Frid was born in Mexico City and immigrated to Vancouver with her family as a teenager. She has lived in Chicago since 2001. Being from three countries and speaking two languages influences her work in multiple ways. In her words, her work “makes visible the tactile manifestations of language … exploring the relationships between writing and drawing, and the overlaps of transcription, translation, and legibility.” The exhibition title addresses Frid’s ongoing interest in untranslatability between languages and between the linguistic and the non-verbal. In Spanish, materia has two meanings: both subject and matter. And while nectar is a sugary fluid produced by plants to attract pollinators, in Greek mythology, it is the drink of the gods linked to immortality. Throughout her explorations of texts and textiles, Frid combines and re-combines materials—including mica, iron oxide, gold leaf, obsidian, pochote, and cochineal—to address time, transformation, process, pleasure, and geological forces.

The works in this exhibition are inspired by Frid’s longstanding encounter with “worm-holed” premodern and early modern books at the Burgoa Library. Many may see destruction in larvae consuming the matter of pages, chewing on them while living an entire life cycle within a book. Frid instead recognizes—in the transformation of matter—the life force of insects that turns books into dwellings. She also points to the idea of a cosmic wormhole as a hypothesized means of traveling through time and space.

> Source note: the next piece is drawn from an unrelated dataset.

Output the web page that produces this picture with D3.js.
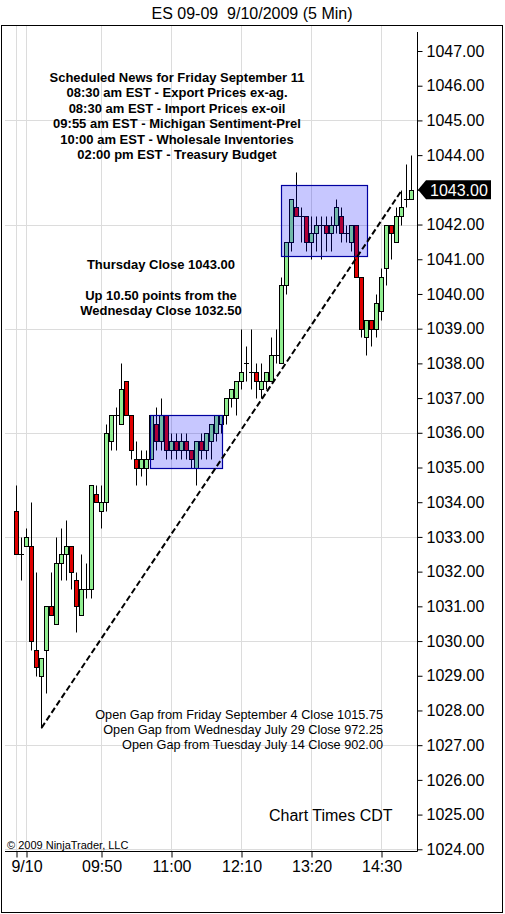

Esta Mina (2015), an artist’s book among the more than 20 artworks in the exhibition, is a piece that Frid created following one of her early visits to the Burgoa Library—a library to which she has often returned since 2014. As a reader turns the canvas-and-foil pages of Esta Mina (which means this mine in Spanish), they unearth nine holes and slowly discover colorful rocks and minerals collected by the artist. These geological objects were formed over long spans of time that surpass the human life cycle. The cavities in the book are cradles for these rocks and refer to the insect-carved tunnels in many of the books in the Burgoa Library’s collection.

Since 2024, Frid has made five weavings in collaboration with the Toño and Lili workshop in Teotitlán del Valle. For the dyeing process, they mainly used the dye extracted from the cochineal bug—a small insect that produces pH-reactive carminic acid. Cochineal can achieve a vast range of red and purple dyes depending on what substances are added to the dyeing mix. Working with cochineal takes time—from the cultivation and harvesting of the insect to the layers and variables that allow for an array of colors to emerge. Dyeing with cochineal is a testament to the devotion of the weavers to maintain and promote this practice. In this group of tapestries, Frid interweaves transcriptions of texts by the poet Vladimir Mayakovsky and the artist Anni Albers that have been translated to Spanish. In new mixed-media works, Frid focuses on paper made with the cotton of the pochote tree, prevalent in the tropics of Mexico. Flakes of mica—a shiny silicate mineral—are mixed with the pochote pulp as the paper is made. To reveal the buried mica shards, Frid carefully excavates them and surrounds them with applied layers of graphite, copper, silver, or gold. This alludes to these elements’ initial formation in volcanic vents or exploding stars. Together, the exhibited works address the transformation of all substances, explore human and cosmic timespans, and emphasize the interconnectedness of all things.